After a hundred false starts for this week’s artnotes, I have decided to tell you about our Saturday adventures. Originally, we’d planned to go into Rome with our neighbor, but he feared rain. As former Seattlites, rain doesn’t bother us*, so we decided to drive up to Italy’s oldest flea market, in Arezzo. *Actually, rain makes me pretty crabby, but it’s honestly better if I get out.
Arezzo is little more than an hour and a half from here. It’s an easy go, North on the highway toward Florence. Arezzo is famous for its murals, painted by Piero della Francesca, in the cathedrale of St. Francis. It is a medieval/renaissance towns, with cobblestoned hills, and fabulous architecture. But we went for the flea market.

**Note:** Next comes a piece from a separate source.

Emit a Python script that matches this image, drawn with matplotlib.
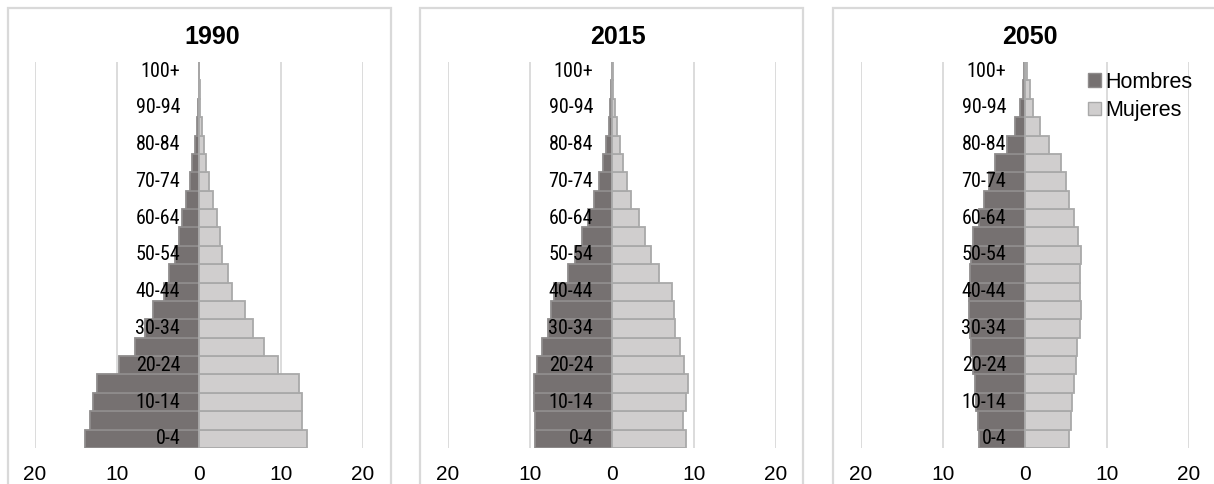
import numpy as np
import matplotlib
matplotlib.use('Agg')
import matplotlib.pyplot as plt
from matplotlib.patches import Patch, Rectangle

plt.rcParams['font.family'] = ['Liberation Sans', 'DejaVu Sans']

#age groups, youngest first
ages = ['0-4', '5-9', '10-14', '15-19', '20-24', '25-29', '30-34', '35-39',
        '40-44', '45-49', '50-54', '55-59', '60-64', '65-69', '70-74',
        '75-79', '80-84', '85-89', '90-94', '95-99', '100+']

years = ['1990', '2015', '2050']

#share of population (%) per age group
men_1990 = [13.9, 13.25, 12.9, 12.4, 9.75, 7.85, 6.6, 5.6, 4.3, 3.65, 2.9,
            2.45, 2.05, 1.6, 1.05, 0.8, 0.5, 0.3, 0.12, 0.05, 0.01]
women_1990 = [13.2, 12.6, 12.5, 12.15, 9.6, 7.9, 6.6, 5.55, 4.05, 3.5, 2.85,
              2.6, 2.25, 1.75, 1.2, 0.9, 0.6, 0.35, 0.15, 0.08, 0.03]

men_2015 = [9.45, 9.35, 9.55, 9.55, 9.15, 8.55, 7.85, 7.45, 7.05, 5.35, 4.5,
            3.65, 2.9, 2.15, 1.6, 1.1, 0.75, 0.4, 0.25, 0.1, 0.03]
women_2015 = [9.0, 8.7, 9.05, 9.25, 8.8, 8.3, 7.7, 7.5, 7.3, 5.75, 4.8,
              4.0, 3.25, 2.3, 1.8, 1.3, 1.0, 0.55, 0.35, 0.15, 0.07]

men_2050 = [5.65, 5.75, 5.95, 6.15, 6.35, 6.55, 6.75, 6.8, 6.8, 6.75, 6.55,
            6.3, 5.65, 5.05, 4.35, 3.65, 2.2, 1.25, 0.55, 0.2, 0.07]
women_2050 = [5.4, 5.6, 5.75, 5.95, 6.2, 6.4, 6.65, 6.8, 6.7, 6.7, 6.85,
              6.5, 6.0, 5.4, 5.0, 4.35, 2.95, 1.85, 1.0, 0.55, 0.25]

men = [men_1990, men_2015, men_2050]
women = [women_1990, women_2015, women_2050]

xticks = [-20, -10, 0, 10, 20]

W, H = 1214, 484
fig = plt.figure(figsize=(W / 100, H / 100), dpi=100)

#pixel layout of each panel: plot area left edge, frame left and right edge
plot_left = [35, 448, 861]
frame_left = [8, 420, 833]
frame_right = [391, 803, 1240]
title_x = [0.54, 0.517, 0.515]
plot_w, plot_top, plot_bot = 328, 62, 448

dark = '#767171'
light = '#d0cece'
grid = '#d9d9d9'
narrow = ['Liberation Sans Narrow', 'Roboto Condensed', 'Liberation Sans']

y = np.arange(len(ages))

for k in range(3):
    #light frame round each chart
    fig.patches.append(Rectangle((frame_left[k] / W, -0.1),
                                 (frame_right[k] - frame_left[k]) / W,
                                 1.1 - 8 / H,
                                 transform=fig.transFigure, fill=False,
                                 edgecolor=grid, linewidth=1.6, zorder=0))

    ax = fig.add_axes([plot_left[k] / W, (H - plot_bot) / H,
                       plot_w / W, (plot_bot - plot_top) / H])
    ax.barh(y, -np.array(men[k]), height=1.0, color=dark,
            edgecolor='#8f8c8c', linewidth=1.3, zorder=2, label='Hombres')
    ax.barh(y, women[k], height=1.0, color=light,
            edgecolor='#a9a9a9', linewidth=1.3, zorder=2, label='Mujeres')

    ax.set_xlim(-20, 20)
    ax.set_ylim(-0.5, len(ages) - 0.5)
    for g in xticks:
        ax.axvline(g, color=grid, linewidth=1.3, zorder=1)
    ax.set_xticks(xticks)
    ax.set_xticklabels([str(abs(t)) for t in xticks], fontsize=15)
    ax.tick_params(axis='x', length=0, pad=12)
    ax.set_yticks([])
    for s in ax.spines.values():
        s.set_visible(False)
    ax.patch.set_alpha(0)

    #age labels sit just left of the centre line, every other group
    for i in range(0, len(ages), 2):
        ax.text(-2.3, y[i], ages[i], ha='right', va='center', fontsize=14.5,
                family=narrow, zorder=3)

    ax.text(title_x[k], 1 + 24.5 / (plot_bot - plot_top), years[k],
            transform=ax.transAxes, ha='center', va='center',
            fontsize=18, fontweight='bold')

    if k == 2:
        handles = [Patch(facecolor=dark, edgecolor='#8f8c8c', label='Hombres'),
                   Patch(facecolor=light, edgecolor='#a9a9a9', label='Mujeres')]
        ax.legend(handles=handles, loc='upper left',
                  bbox_to_anchor=((1088 - plot_left[k]) / plot_w, 0.975),
                  frameon=False, fontsize=15.5, handlelength=0.6,
                  handleheight=0.6, handletextpad=0.2, labelspacing=0.35,
                  borderpad=0, borderaxespad=0)

fig.savefig('out.png', dpi=100)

The entire center of the town is shut off to traffic and filled with stands selling everything from silver, to lights, to historic fabrics and furniture. We were in the market for things for the new house, and walked away with two small easy chairs and a light fixture, for a grand total of 110 euros. We looked at almost everything, and left behind a great desk (110, but might have got it for 90) and a set of six elegant dining chairs, contemporary, for about the same price. There was a great dining set with chairs suitable as easy chairs, but it was pricier and Blair wasn’t keen on the table (he never goes for light wood). This was perhaps the best flea market I have ever been to, which says a lot after Paris. It’s the first Sunday of the month and the previous Saturday, if you are planning your trip.

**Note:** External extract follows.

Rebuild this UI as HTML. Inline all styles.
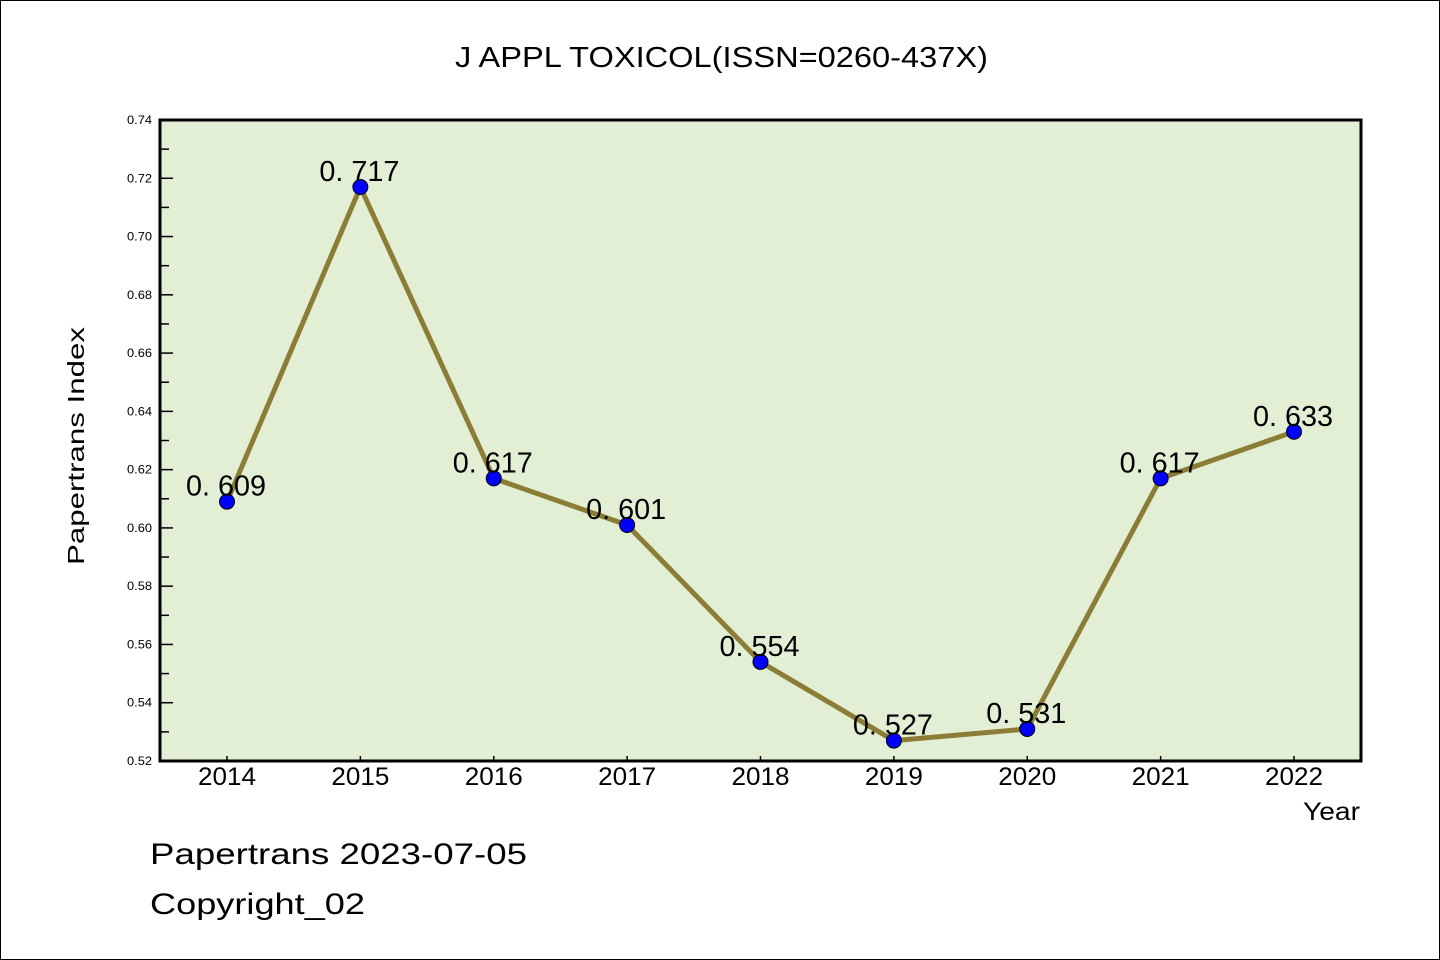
<!DOCTYPE html>
<html><head><meta charset="utf-8"><style>
body{margin:0;background:#fff}
svg{display:block}
text{font-family:"Liberation Sans",sans-serif}
</style></head><body>
<svg id="chart" width="1440" height="960" viewBox="0 0 1440 960" xmlns="http://www.w3.org/2000/svg">
<rect x="0.5" y="0.5" width="1439" height="959" fill="#fff" stroke="#000"/>
<text x="455" y="67" font-size="29" textLength="533" lengthAdjust="spacingAndGlyphs">J APPL TOXICOL(ISSN=0260-437X)</text>
<rect x="160" y="120" width="1201" height="641" fill="#e2efd5"/>
<g id="yaxis"></g>
<g id="xaxis"></g>
<g id="series"></g>
<rect x="160" y="120" width="1201" height="641" fill="none" stroke="#000" stroke-width="3"/>
<text transform="translate(84,565) rotate(-90)" font-size="23" textLength="238" lengthAdjust="spacingAndGlyphs">Papertrans Index</text>
<text x="1303" y="820" font-size="25" textLength="57" lengthAdjust="spacingAndGlyphs">Year</text>
<text x="150" y="864" font-size="30" textLength="377" lengthAdjust="spacingAndGlyphs">Papertrans 2023-07-05</text>
<text x="150" y="914" font-size="30" textLength="215" lengthAdjust="spacingAndGlyphs">Copyright_02</text>
</svg>
<script>
const years=["2014","2015","2016","2017","2018","2019","2020","2021","2022"];
const values=[0.609,0.717,0.617,0.601,0.554,0.527,0.531,0.617,0.633];
const yTicks=[0.52,0.54,0.56,0.58,0.60,0.62,0.64,0.66,0.68,0.70,0.72,0.74];
const NS="http://www.w3.org/2000/svg";
const yMin=0.52,yMax=0.74,plotTop=120,plotBot=761;
const ys=v=>plotBot-(v-yMin)/(yMax-yMin)*(plotBot-plotTop);
const xs=i=>227+i*(1294-227)/(years.length-1);
function mk(t,a,p){const e=document.createElementNS(NS,t);for(const k in a)e.setAttribute(k,a[k]);p.appendChild(e);return e;}
const ya=document.getElementById('yaxis'),xa=document.getElementById('xaxis'),se=document.getElementById('series');
yTicks.forEach((v,i)=>{
 const y=ys(v);
 const l=mk('line',{x1:160,x2:173,y1:y,y2:y,stroke:'#000','stroke-width':1.5},ya);
 
 
 const t=mk('text',{x:127,y:y+4,'font-size':12,textLength:25,lengthAdjust:'spacingAndGlyphs'},ya);
 t.textContent=v.toFixed(2);
 
 
 if(i<yTicks.length-1){const ym=ys(v+0.01);
  const m=mk('line',{x1:160,x2:169,y1:ym,y2:ym,stroke:'#000','stroke-width':1.5},ya);
  
  }
});
years.forEach((yr,i)=>{
 const x=xs(i);
 const l=mk('line',{x1:x,x2:x,y1:plotBot,y2:plotBot-5,stroke:'#000','stroke-width':1.5},xa);
 
 
 const t=mk('text',{x:x-29,y:785,'font-size':25,textLength:58,lengthAdjust:'spacingAndGlyphs'},xa);
 t.textContent=yr;
 
 
});
const pts=values.map((v,i)=>xs(i)+','+ys(v)).join(' ');
const pl=mk('polyline',{points:pts,fill:'none',stroke:'#8b7d35','stroke-width':5,'stroke-linejoin':'round'},se);


values.forEach((v,i)=>{
 const c=mk('circle',{cx:xs(i),cy:ys(v),r:7.5,fill:'#0000ff',stroke:'#000','stroke-width':1},se);
 
 
 const t=mk('text',{x:xs(i)-41,y:ys(v)-6,'font-size':29,textLength:80,lengthAdjust:'spacingAndGlyphs'},se);
 t.textContent='0. '+v.toFixed(3).slice(2);
 
 
});
</script>
</body></html>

Blair is an addict of the flea market, as everyone who knows us will testify. We left Arezzo after only about two hours, and drove home because there was a “vintage”market taking place in Borgo Nuovo, right next door to Stimigliano. That market started at two, and at 2:30 we were driving around desperately to find it, like someone seeking a heroin fix.
We were thwarted by a large herd of sheep and three shepherding dogs that attacked our car. Harika was in the back seat, barking and spitting foam against the back window where one persistent dog was trying to get in. “Don’t hit them, don’t hit them!” I was hollering as Blair maneuvered the car by the dogs – the sheep were long gone. I am thinking of making a sheep Christmas card, inspiration coming from the craziest places.

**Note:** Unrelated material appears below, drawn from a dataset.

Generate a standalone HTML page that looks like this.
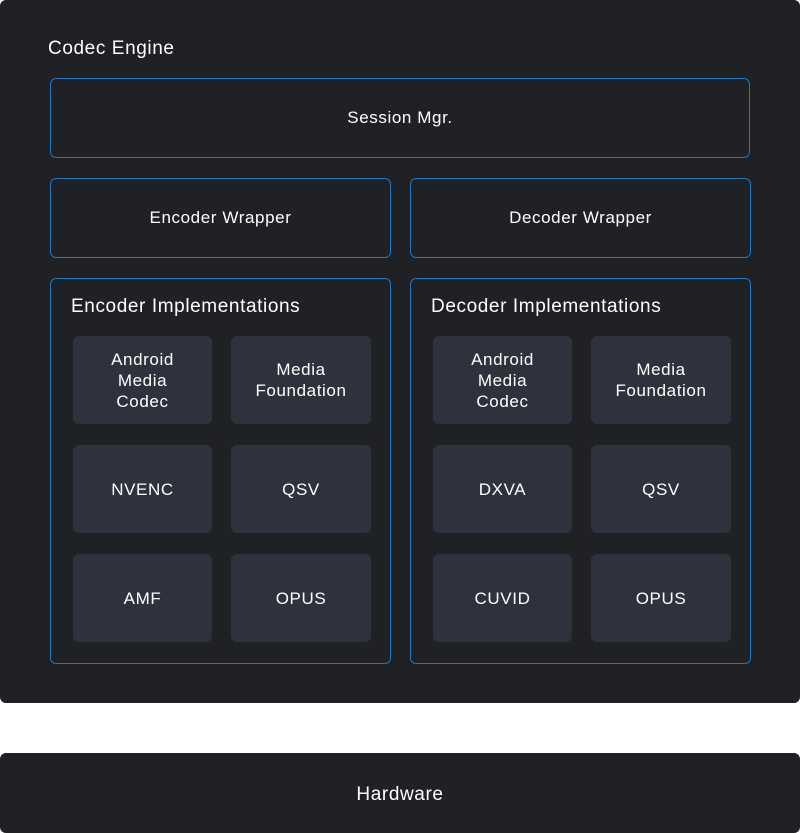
<!DOCTYPE html>
<html><head><style>
body{margin:0;width:800px;height:833px;background:#fff;position:relative;font-family:"Liberation Sans",sans-serif;color:#fff;overflow:hidden;letter-spacing:0.6px}
.a{position:absolute;box-sizing:border-box}
.panel{background:#202125;border-radius:6px}
.bx{border:1px solid #1a78c2;border-radius:6px;display:flex;align-items:center;justify-content:center;font-size:17px}
.c{background:#2e323d;border-radius:6px;display:flex;align-items:center;justify-content:center;text-align:center;font-size:17px;line-height:21px}
.t{font-size:19px}
</style></head><body>
<div class="a panel" style="left:0;top:0;width:800px;height:703px"></div>
<div class="a t" style="left:48px;top:38px">Codec Engine</div>
<div class="a bx" style="left:50px;top:78px;width:700px;height:80px">Session Mgr.</div>
<div class="a bx" style="left:50px;top:178px;width:341px;height:80px">Encoder Wrapper</div>
<div class="a bx" style="left:410px;top:178px;width:341px;height:80px">Decoder Wrapper</div>
<div class="a bx" style="left:50px;top:278px;width:341px;height:386px"></div>
<div class="a bx" style="left:410px;top:278px;width:341px;height:386px"></div>
<div class="a t" style="left:71px;top:296px">Encoder Implementations</div>
<div class="a t" style="left:431px;top:296px">Decoder Implementations</div>

<div class="a c" style="left:73px;top:336px;width:139px;height:88px">Android<br>Media<br>Codec</div>
<div class="a c" style="left:231px;top:336px;width:140px;height:88px">Media<br>Foundation</div>
<div class="a c" style="left:73px;top:445px;width:139px;height:88px">NVENC</div>
<div class="a c" style="left:231px;top:445px;width:140px;height:88px">QSV</div>
<div class="a c" style="left:73px;top:554px;width:139px;height:88px">AMF</div>
<div class="a c" style="left:231px;top:554px;width:140px;height:88px">OPUS</div>

<div class="a c" style="left:433px;top:336px;width:139px;height:88px">Android<br>Media<br>Codec</div>
<div class="a c" style="left:591px;top:336px;width:140px;height:88px">Media<br>Foundation</div>
<div class="a c" style="left:433px;top:445px;width:139px;height:88px">DXVA</div>
<div class="a c" style="left:591px;top:445px;width:140px;height:88px">QSV</div>
<div class="a c" style="left:433px;top:554px;width:139px;height:88px">CUVID</div>
<div class="a c" style="left:591px;top:554px;width:140px;height:88px">OPUS</div>

<div class="a panel" style="left:0;top:753px;width:800px;height:80px;display:flex;align-items:center;justify-content:center;font-size:19px;padding-top:3px">Hardware</div>
</body></html>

We finally found the vintage market, which turned to be an individual’s property that I had formerly mistaken as a dump site. In fact, it was totally organized and well laid out. For one of the first times here, we heard English spoken. Is there something about Anglo-Saxons and flea markets? Two men from Vancouver, BC who lived nearby were seeking bargains, as were an American couple from a neighboring town. So we came away with four new friends, five espresso/tea cups, four black and white bullseye dishes, 3 black saucers and a large anchovy tin (sounds like the 12 days of Christmas? hmmm. maybe a better card idea).
Today there is a market in Farfa. Who knows what we might find?